Part 1 of this process is conveyed via the image of an iPad as a backdrop for this description: An in-class Access Assistant uses an iPad with external keyboard to ender description of visual course content.
Part 2 is illustrated by a cloud image with the text referencing the “Two-way real-time communication process [that is made possible] via the Simple Note cloud application.
Part 3 references the conversion of typed textual descriptions to audio via the Voice Over application, which the student is able to hear in very nearly real-time via the earbuds of an iPad or iPod. Below the iPod image, the next notes that “The student can send notes back to the Access Assistant using the touch-screen keyboard on the iPad.”
Part 4 provides reference to a second way in which the student can receive descriptive information: a palm-sized Braille display and keyboard, which is picture in this quadrant of the slide. The text notes that they Braille keyboard connects to the iPad or iPod via Bluetooth technology, ad that the student “can use the Braille keyboard to transmit text back to the Access Assistant.”
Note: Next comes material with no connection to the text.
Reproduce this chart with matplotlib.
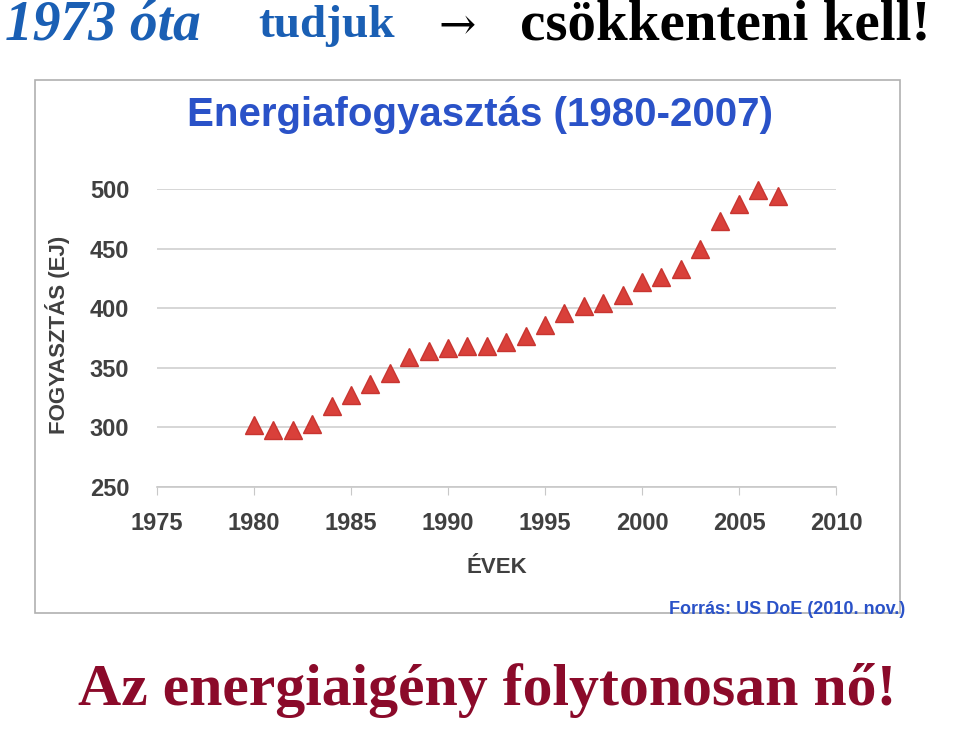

Image 3. This graphic, from the handout accompanying “Podcasting: Learning on the Go” depicts a circle divided into four quadrants with a circle of arrows at the center to indicate the interactive nature of the four parts, which bear these labels: iPad, Podcasting, Twitter and Online News Services, and Animoto and Xtranormal. Descriptions to suggest teaching and learning applications are attached to each quadrant, and noted below
iPad: Create media projects read assigned ePubs, create final ePub project.
Podcasting: Listening to course media assignments and exam reviews.
Twitter and Online News Services: Breaking world news thru web links to articles and international TV news on the iPad.
Animoto and Xtranormal: Make history music videos and dialogues among historical characters.